3 Juin 2013
[Soupirs]
De passé, de présent et d’avenir,
Les éclats ne sont que des soupirs.
A l’aube comme au crépuscule,
Tes rires semblent minuscules ;
Si intenses pourtant
Qu’ils en sont le déchirement.
Ce sang est d’une couleur si belle
Qu’on en peindrait les hirondelles.
Et le printemps serait la mort,
Au souffle si beau, si fort.
De passé, de présent et d’avenir,
Les éclats ne sont que des soupirs.
C’est l’été qui crache et se moque,
Le soleil qui paraît, alors glauque.
Ton cœur s’emballe, le mien aussi,
Dans cette spirale, ainsi je fuis.
Le chat noir devient panthère,
Treize hommes se retrouvent à terre.
De passé, de présent et d’avenir,
Les éclats ne sont que des soupirs.
Enfin, l’automne est seul, chantant
Sa mélancolie dans un désespoir navrant.
Les sœurs jumelles se quittent ;
Les arbres se taisent, ermites.
De passé, de présent et d’avenir,
Les éclats ne sont que des soupirs.
Hiver, blanc, noir, et gelé.
Cœur, amer et désespéré.
De passé, de présent et d’avenir,
Les éclats ne sont que des sourires ;
Moqueurs, craquelant, broyant les âmes ;
Loin des Enfers et de leurs douces flammes.
De passé, de présent et d’avenir,
Les éclats ne sont que des fous rires,
Qui jamais ne se taisent,
Et qui fauchent les vies ;
Et c’est ainsi que naissent les braises,
Ainsi que tout finit.
En termes d’ésotérisme, Soupirs est ce qui se faisait de mieux en 2013. Sur un coup de tête – ou plutôt un coup de plume – je posais une versification anarchique aux images presque trop nombreuses. Le propos reste flou et la création se situe sur cette mince frontière avec la poésie abstraite. Effectivement, c’est une création expérimentale, mais dans les tons “modernistes” le texte reste loin des incursions déstructurées qui explorent les extrêmes du genre. Nous voilà même à quelques lieues de mes propres créatures de Frankenstein comme L’Amour Antique qui naîtra bien plus tard. À résumer en quelques mots, on dirait : c’est le bordel, mais il y a pire.
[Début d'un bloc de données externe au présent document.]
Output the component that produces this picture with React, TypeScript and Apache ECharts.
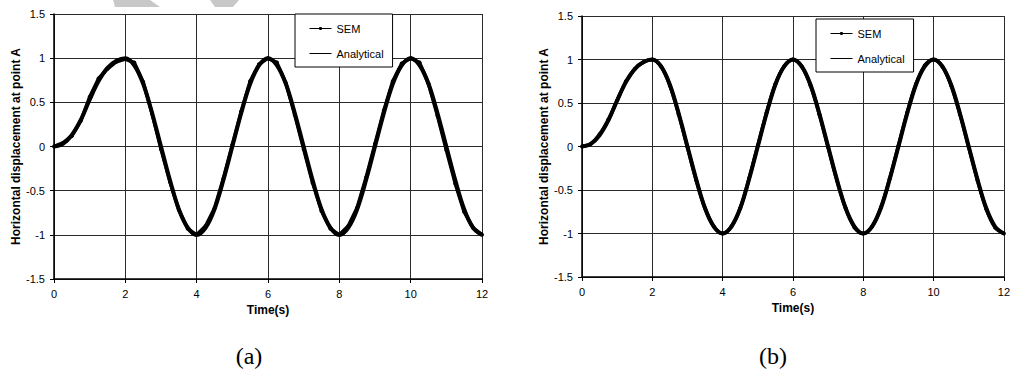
import React, { useEffect, useRef } from "react";
import * as echarts from "echarts";

const TIME = [
  0, 0.25, 0.5, 0.75, 1, 1.25, 1.5, 1.75, 2, 2.25, 2.5, 2.75, 3, 3.25, 3.5, 3.75, 4,
  4.25, 4.5, 4.75, 5, 5.25, 5.5, 5.75, 6, 6.25, 6.5, 6.75, 7, 7.25, 7.5, 7.75, 8,
  8.25, 8.5, 8.75, 9, 9.25, 9.5, 9.75, 10, 10.25, 10.5, 10.75, 11, 11.25, 11.5, 11.75, 12,
];

const ANALYTICAL = [
  0, 0.03, 0.13, 0.3, 0.53, 0.74, 0.89, 0.97, 1, 0.92, 0.71, 0.38, 0, -0.38, -0.71, -0.92, -1,
  -0.92, -0.71, -0.38, 0, 0.38, 0.71, 0.92, 1, 0.92, 0.71, 0.38, 0, -0.38, -0.71, -0.92, -1,
  -0.92, -0.71, -0.38, 0, 0.38, 0.71, 0.92, 1, 0.92, 0.71, 0.38, 0, -0.38, -0.71, -0.92, -1,
];

const SEM_A = [
  0, 0.04, 0.12, 0.29, 0.56, 0.77, 0.88, 0.96, 0.99, 0.95, 0.73, 0.37, -0.03, -0.4, -0.72, -0.93, -1,
  -0.9, -0.7, -0.36, 0.02, 0.4, 0.74, 0.93, 1, 0.95, 0.72, 0.36, -0.03, -0.41, -0.73, -0.93, -1,
  -0.9, -0.69, -0.35, 0.03, 0.41, 0.74, 0.94, 1, 0.95, 0.71, 0.35, -0.04, -0.42, -0.74, -0.92, -1,
];

const SEM_B = [
  0, 0.03, 0.14, 0.31, 0.53, 0.75, 0.89, 0.97, 1, 0.92, 0.7, 0.37, -0.01, -0.39, -0.71, -0.92, -1,
  -0.92, -0.71, -0.37, 0.01, 0.39, 0.72, 0.92, 1, 0.92, 0.7, 0.37, -0.01, -0.39, -0.71, -0.93, -1,
  -0.92, -0.7, -0.37, 0.01, 0.39, 0.72, 0.93, 1, 0.92, 0.7, 0.37, -0.01, -0.39, -0.72, -0.93, -1,
];

const SERIES_NAMES = ["SEM", "Analytical"];
const X_NAME = "Time(s)";
const Y_NAME = "Horizontal displacement at point A";
const CAPTIONS = ["(a)", "(b)"];

const SANS = 'Arial, "Liberation Sans", Helvetica, sans-serif';
const SERIF = '"Times New Roman", "Liberation Serif", serif';

const pairs = (ys: number[]) => TIME.map((t, i) => [t, ys[i]]);

const GRIDS = [
  { left: 54, top: 14, width: 428, height: 265 },
  { left: 582, top: 16, width: 422, height: 261 },
];
const LEGEND_POS = [
  { left: 295, top: 14 },
  { left: 816, top: 19 },
];

export default function App() {
  const ref = useRef<HTMLDivElement>(null);
  useEffect(() => {
    if (!ref.current) return;
    const chart = echarts.init(ref.current, undefined, { renderer: "svg" });

    const xAxis = GRIDS.map((_, gi) => ({
      type: "value",
      gridIndex: gi,
      min: 0,
      max: 12,
      interval: 2,
      name: X_NAME,
      nameLocation: "middle",
      nameGap: 25,
      nameTextStyle: { fontFamily: SANS, fontSize: 12, fontWeight: "bold", color: "#000" },
      axisLine: { show: true, onZero: false, lineStyle: { color: "#000", width: 1.5 } },
      axisTick: { show: true, inside: false, length: 4, lineStyle: { color: "#000" } },
      axisLabel: { fontFamily: SANS, fontSize: 11, color: "#000", margin: 9 },
      splitLine: { show: true, lineStyle: { color: "#2a2a2a", width: 1 } },
    }));

    const yAxis = GRIDS.map((_, gi) => ({
      type: "value",
      gridIndex: gi,
      min: -1.5,
      max: 1.5,
      interval: 0.5,
      name: Y_NAME,
      nameLocation: "middle",
      nameRotate: 90,
      nameGap: 31,
      nameTextStyle: { fontFamily: SANS, fontSize: 12, fontWeight: "bold", color: "#000" },
      axisLine: { show: true, onZero: false, lineStyle: { color: "#000", width: 1.5 } },
      axisTick: { show: true, inside: false, length: 4, lineStyle: { color: "#000" } },
      axisLabel: { fontFamily: SANS, fontSize: 11, color: "#000", margin: 9 },
      splitLine: { show: true, lineStyle: { color: "#2a2a2a", width: 1 } },
    }));

    const semData = [SEM_A, SEM_B];
    const series: any[] = [];
    GRIDS.forEach((_, gi) => {
      series.push({
        type: "line",
        name: SERIES_NAMES[1],
        xAxisIndex: gi,
        yAxisIndex: gi,
        data: pairs(ANALYTICAL),
        smooth: 0.35,
        symbol: "none",
        lineStyle: { color: "#000", width: 4 },
        itemStyle: { color: "#000" },
        z: 3,
      });
      series.push({
        type: "line",
        name: SERIES_NAMES[0],
        xAxisIndex: gi,
        yAxisIndex: gi,
        data: pairs(semData[gi]),
        smooth: gi === 0 ? false : 0.35,
        symbol: "circle",
        symbolSize: 4,
        showSymbol: true,
        lineStyle: { color: "#000", width: 3.5 },
        itemStyle: { color: "#000", borderWidth: 0 },
        z: 4,
      });
    });

    const legend = LEGEND_POS.map((p) => ({
      left: p.left,
      top: p.top,
      orient: "vertical",
      backgroundColor: "#fff",
      borderColor: "#000",
      borderWidth: 1,
      padding: [8, 9, 7, 14],
      itemGap: 12,
      itemWidth: 22,
      itemHeight: 4,
      selectedMode: false,
      textStyle: { fontFamily: SANS, fontSize: 11, color: "#000", lineHeight: 13 },
      lineStyle: { width: 1, color: "#000" },
      itemStyle: { color: "#000", borderWidth: 0 },
      data: [
        { name: SERIES_NAMES[0] },
        {
          name: SERIES_NAMES[1],
          icon: "path://M0,0M0,1.5H22V2.5H0ZM22,4",
          itemStyle: { color: "#000", borderWidth: 0 },
        },
      ],
    }));

    const graphic: any[] = [
      {
        type: "polygon",
        shape: { points: [[113, 0], [150, 0], [160, 7], [115, 7]] },
        style: { fill: "#c8c8c8" },
        silent: true,
      },
      {
        type: "polygon",
        shape: { points: [[210, 0], [239, 0], [233, 7], [215, 7]] },
        style: { fill: "#c8c8c8" },
        silent: true,
      },
      {
        type: "text",
        x: 249,
        y: 356,
        style: {
          text: CAPTIONS[0],
          fontFamily: SERIF,
          fontSize: 24,
          fill: "#000",
          align: "center",
          verticalAlign: "middle",
        },
      },
      {
        type: "text",
        x: 773,
        y: 356,
        style: {
          text: CAPTIONS[1],
          fontFamily: SERIF,
          fontSize: 24,
          fill: "#000",
          align: "center",
          verticalAlign: "middle",
        },
      },
    ];

    chart.setOption({
      animation: false,
      backgroundColor: "#fff",
      grid: GRIDS.map((g) => ({ ...g, containLabel: false })),
      xAxis,
      yAxis,
      legend,
      series,
      graphic,
    });

    return () => chart.dispose();
  }, []);

  return (
    <div
      ref={ref}
      style={{ position: "fixed", left: 0, top: 0, width: 1013, height: 369, background: "#fff" }}
    />
  );
}
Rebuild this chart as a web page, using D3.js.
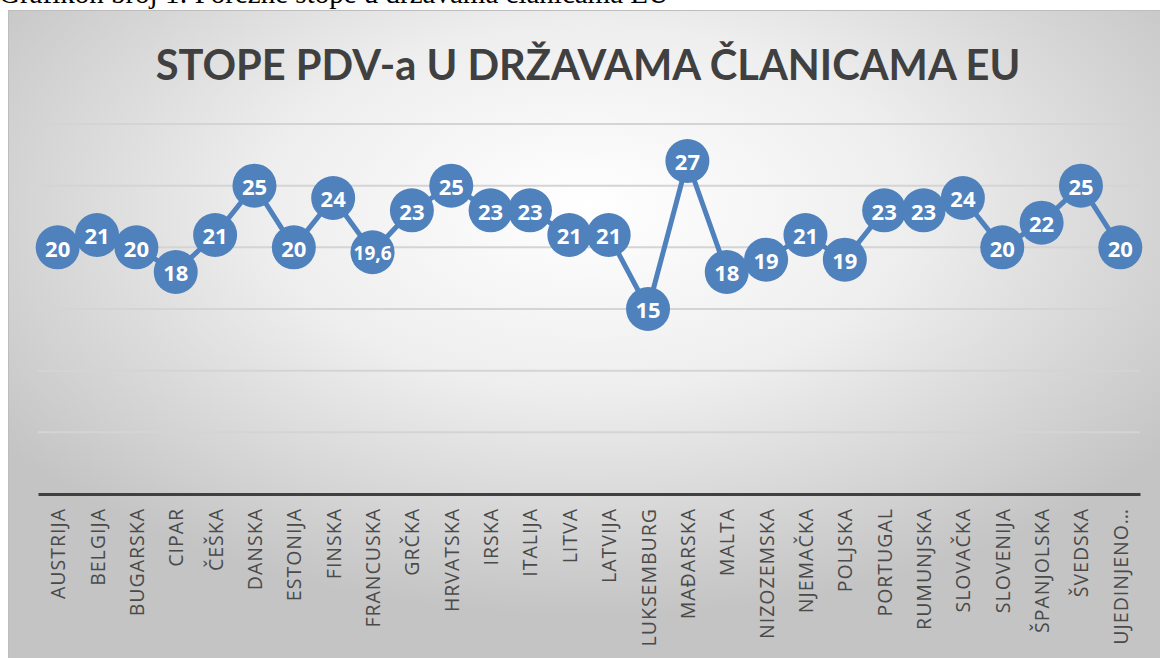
<!DOCTYPE html>
<html>
<head>
<meta charset="utf-8">
<script src="https://cdn.jsdelivr.net/npm/d3@7"></script>
<style>
  body { margin: 0; background: #fff; }
  svg { display: block; }
</style>
</head>
<body>
<div id="chart"></div>
<script>
// Chart data
const countries = ['AUSTRIJA', 'BELGIJA', 'BUGARSKA', 'CIPAR', 'ČEŠKA', 'DANSKA', 'ESTONIJA',
    'FINSKA', 'FRANCUSKA', 'GRČKA', 'HRVATSKA', 'IRSKA', 'ITALIJA', 'LITVA', 'LATVIJA',
    'LUKSEMBURG', 'MAĐARSKA', 'MALTA', 'NIZOZEMSKA', 'NJEMAČKA', 'POLJSKA', 'PORTUGAL',
    'RUMUNJSKA', 'SLOVAČKA', 'SLOVENIJA', 'ŠPANJOLSKA', 'ŠVEDSKA', 'UJEDINJENO…'];
const rates = [20, 21, 20, 18, 21, 25, 20, 24, 19.6, 23, 25, 23, 23, 21, 21,
    15, 27, 18, 19, 21, 19, 23, 23, 24, 20, 22, 25, 20];
const gridTicks = [5, 10, 15, 20, 25, 30];

const width = 1160;
const height = 658;
const blue = '#4f81bd';

const svg = d3.select('#chart')
    .append('svg')
    .attr('width', width)
    .attr('height', height);

// Background gradient for the chart area
const grad = svg.append('defs')
    .append('radialGradient')
    .attr('id', 'bg')
    .attr('cx', '0.5').attr('cy', '0.3').attr('r', '0.62');
grad.append('stop').attr('offset', '0').attr('stop-color', '#ffffff');
grad.append('stop').attr('offset', '0.45').attr('stop-color', '#eeeeee');
grad.append('stop').attr('offset', '1').attr('stop-color', '#c4c4c4');

// Document caption (cut off at the top, as in the source page)
svg.append('text')
    .attr('x', -1)
    .attr('y', 3)
    .attr('font-family', '"Liberation Serif", "Times New Roman", serif')
    .attr('font-size', '29px')
    .attr('fill', '#000')
    .text('Grafikon broj 1: Porezne stope u državama članicama EU');

svg.append('rect')
    .attr('x', 8.5)
    .attr('y', 10.5)
    .attr('width', width)
    .attr('height', height)
    .attr('fill', 'url(#bg)')
    .attr('stroke', '#bdbdbd')
    .attr('stroke-width', 1);

// Title, sized to the width of the original
const title = svg.append('text')
    .attr('x', 588)
    .attr('y', 80)
    .attr('text-anchor', 'middle')
    .attr('font-family', 'Lato, "Open Sans", sans-serif')
    .attr('font-weight', 'bold')
    .attr('font-size', '40px')
    .attr('fill', '#404040')
    .text('STOPE PDV-a U DRŽAVAMA ČLANICAMA EU');
const tw = title.node().getComputedTextLength();
title.attr('font-size', (40 * 865 / tw).toFixed(1) + 'px');

// Scales
const x = d3.scalePoint()
    .domain(countries)
    .range([38, 1140])
    .padding(0.5);

const y = d3.scaleLinear()
    .domain([0, 30])
    .range([494, 124]);

// Gridlines
svg.append('g')
    .selectAll('line')
    .data(gridTicks)
    .enter().append('line')
    .attr('x1', 38)
    .attr('x2', 1140)
    .attr('y1', d => y(d))
    .attr('y2', d => y(d))
    .attr('stroke', '#d4d4d4')
    .attr('stroke-width', 2);

// Category axis
const xAxis = svg.append('g')
    .attr('transform', `translate(0,${y(0)})`)
    .call(d3.axisBottom(x).tickSize(0).tickSizeOuter(0));

xAxis.select('.domain')
    .attr('stroke', '#404040')
    .attr('stroke-width', 3);

xAxis.selectAll('text')
    .attr('font-family', '"Open Sans", sans-serif')
    .attr('font-size', '19.5px')
    .attr('letter-spacing', '1px')
    .attr('fill', '#4a4a4a')
    .attr('text-anchor', 'end')
    .attr('transform', 'rotate(-90)')
    .attr('x', -14)
    .attr('y', 0)
    .attr('dy', '0.36em');

// Line
const line = d3.line()
    .x((d, i) => x(countries[i]))
    .y(d => y(d));

svg.append('path')
    .datum(rates)
    .attr('fill', 'none')
    .attr('stroke', blue)
    .attr('stroke-width', 5)
    .attr('stroke-linejoin', 'round')
    .attr('d', line);

// Markers with value labels
const pts = svg.append('g')
    .selectAll('g')
    .data(rates)
    .enter().append('g')
    .attr('transform', (d, i) => `translate(${x(countries[i])},${y(d)})`);

pts.append('circle')
    .attr('r', 22)
    .attr('fill', blue);

pts.append('text')
    .attr('text-anchor', 'middle')
    .attr('dy', '0.42em')
    .attr('font-family', '"Open Sans", sans-serif')
    .attr('font-weight', 'bold')
    .attr('font-size', d => String(d).length > 2 ? '19px' : '22px')
    .attr('fill', '#fff')
    .text(d => String(d).replace('.', ','));
</script>
</body>
</html>
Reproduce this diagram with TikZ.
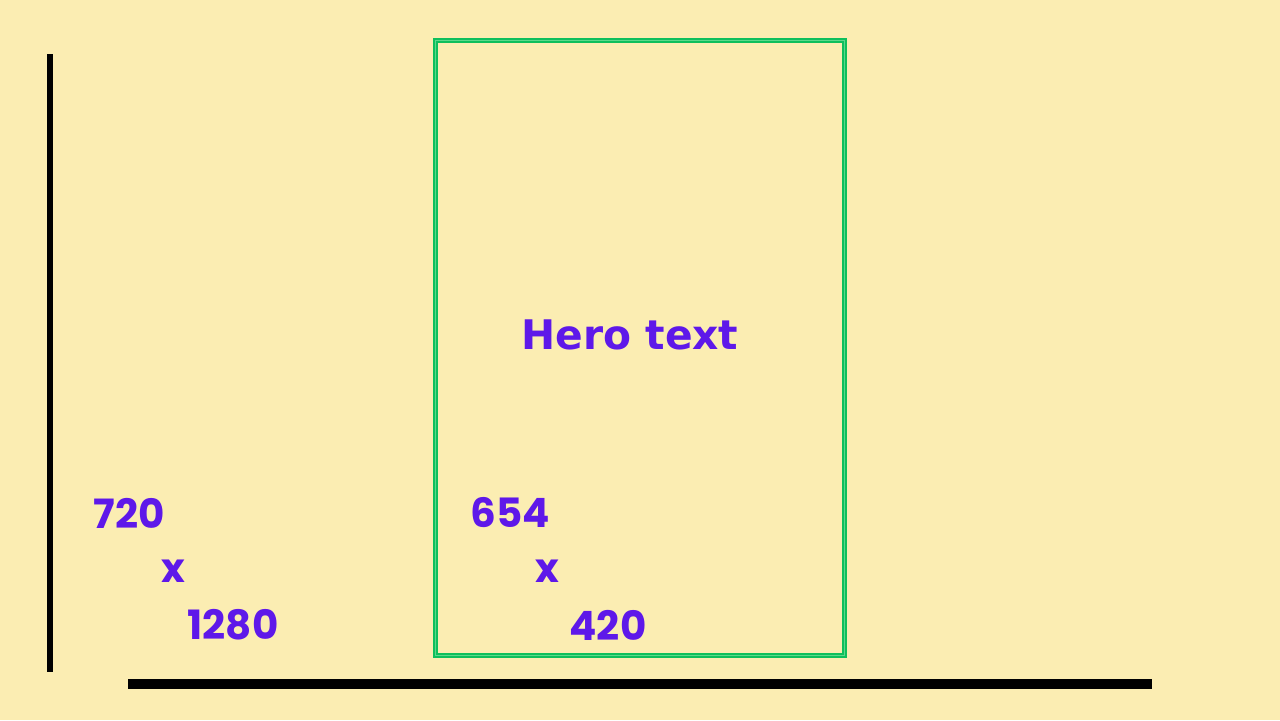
\documentclass[tikz,border=0pt]{standalone}
\usepackage{fontspec}
\setmainfont{Liberation Sans}
\newfontfamily\numfont{Poppins}
\newfontfamily\herofont{DejaVu Sans}
\usetikzlibrary{positioning}
\usepackage{xcolor}
\definecolor{paper}{HTML}{FBEDB2}
\definecolor{violet}{HTML}{5E18E9}
\definecolor{frame}{HTML}{0EBF5C}
\definecolor{framelight}{HTML}{5CD88A}

\begin{document}
\begin{tikzpicture}[
  x=0.02cm, y=-0.02cm,
  hero/.style={font=\herofont\fontsize{23.2}{28}\selectfont\bfseries, text=violet},
  dim/.style={font=\numfont\fontsize{23}{26}\selectfont\bfseries, text=violet, inner sep=0pt},
  axis/.style={draw=black, line cap=butt}
]
  % canvas
  \fill[paper] (0,0) rectangle (1280,720);
  \useasboundingbox (0,0) rectangle (1280,720);

  % axes
  \draw[axis, line width=6*0.02cm] (50,54) -- (50,672);
  \draw[axis, line width=10*0.02cm] (128,684) -- (1152,684);

  % hero frame
  \draw[frame, line width=1.6*0.02cm, double=framelight, double distance=1.4*0.02cm]
    (435.5,40.5) rectangle (844.5,655.5);
  \node[hero] (hero) at (630,335) {Hero text};

  % full size
  \node[dim] (fullh) at (129,513) {720};
  \node[dim] (fullx) at (173,571) {x};
  \node[dim] (fullw) at (233,625) {1280};

  % hero size
  \node[dim] (heroh) at (510,513) {654};
  \node[dim] (herox) at (547,571) {x};
  \node[dim] (herow) at (608,625) {420};
\end{tikzpicture}
\end{document}
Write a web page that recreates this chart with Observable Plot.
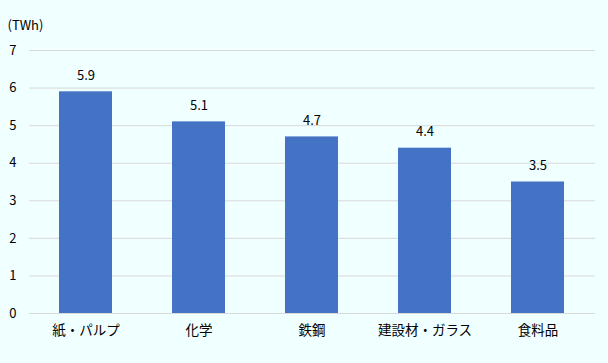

Car ici, malgré tout, le but n’est pas de faire valoir la forme au sens. En dépit de ces enchaînements décousus d’images superstitieuses, le poème reste construit et dirigé. Déjà, à l’époque, le raccourcissement des strophes devait représenter la notion du temps qui se consume, ce dernier étant ici incarné par les saisons qui se succèdent. C’est là le principal ressort du texte. Les figures symboliques, elles sont là essentiellement pour construire l’atmosphère et appuyer l’ambiance glauque.
Alors, si on voulait tomber dans la masturbation intellectuelle, on pourrait aller jusqu’à dire que le mélange des symboliques religieuses et des croyances populaires (à la strophe 2) appuie l’insignifiance de toutes ces convictions devant l’existence d’un point de vue biologique. Il existe probablement des centaines de choses que ces vers peuvent vouloir dire de façon inconsciente. C’est le propre de l’abstrait : moins on en dit, plus on interprète. Cependant, je ne vous cacherai pas qu’à mes 16 ans, l’analyse n’était pas aussi poussée.
La volonté de produire un poème autour du thème de la fugacité de l’existence, de la vanité était déjà là et je peux affirmer que ce texte avait une pulsion créatrice et une direction. Ce n’était pas une série de rimes posées là par hasard, mais aller jusqu’à dire que tout a été réfléchi et millimétré pour évoquer tel ou tel raisonnement relèverait de la surinterprétation.
Au-delà du message principal qui se doit d’être transmis pour que le poème soit une réussite, libre à vous de voir ce que votre esprit développe. Le vécu et le ressenti de chacun peut amener une interprétation individuelle. C’est peut-être cette forme d’abstraction avec laquelle je suis le plus à l’aise. Contrairement à l’écriture plus classique qui nous dit où et comment regarder, mais à la différence de l’abstraction totale qui ne nous dit rien, peut-être que le meilleur point de vue est là, lorsqu’on nous dit où mais pas comment.